Много говорила о стихах Блока — я стал успокаиваться, но пришли С. П. Яремич и Сюннерберг. Я попрощался и ушел к Выгодскому. <...>
14 мая. Колин товарищ Леня Месс — красивый, матоволикий скульптор. Небольшого роста, молчаливый, изящный, значительный. Мы с Колей зашли за ним и пошли втроем в Эрмитаж. Долго ходили по залам скульптуры, потом смотрели немцев, голландцев, англичан —и перед «Данаей» Рембрандта я умер от упоения. Мне слышалась музыка, как будто я вижу первую в жизни картину. Другие картины хороши или плохи, а эта — абсолютна, на веки веков. И еще поразила меня маленькая (сравнительно) картина Тициана — женский портрет в круглой зале — и больше ничего. Остальное — Литература. Эрмитаж полон. Интерес к искусству сильно вырос в массах. Но бедные зрители. Ходят неприкаянные, скучая, не зная куда смотреть, а руководители экскурсий мелют вздор — и так громко, что мешают смотреть.

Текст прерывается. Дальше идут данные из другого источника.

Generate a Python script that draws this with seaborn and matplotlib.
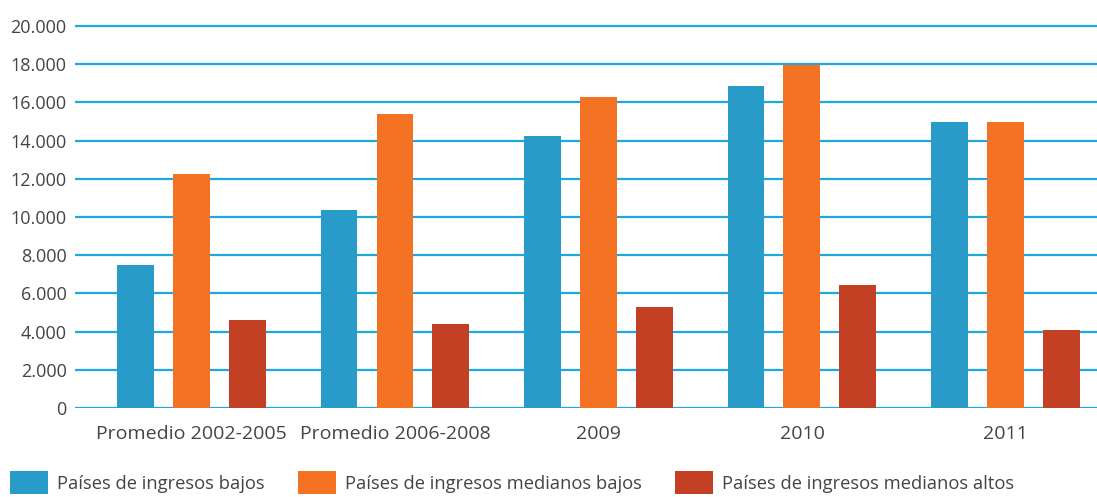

Очень интересна сегодняшняя газета16.
Был у Ахматовой. Она показывала мне карточки Блока и одно письмо от него, очень помятое, даже исцарапано булавкой. Письмо— о поэме «У самого моря». Хвалит и бранит, но какая правда перед самим собой...17 Я показал ей мои поправки в ее примечаниях к Некрасову. Примечания, по-моему, никуда не годятся. Оказывается, что Анна Ахматова, как и Гумилев, не умеет писать прозой. Гумилев не умел даже переводить прозой, и когда нужно было написать предисловие к книжке Всем. Лит., говорил: я лучше напишу его в стихах. То же и с Ахматовой. Почти каждое ее примечание — сбивчиво и полуграмотно. Напр.: Добролюбов Николай Александрович (1836—1861) современник Некрасова и имел с ним более или менее общие взгляды.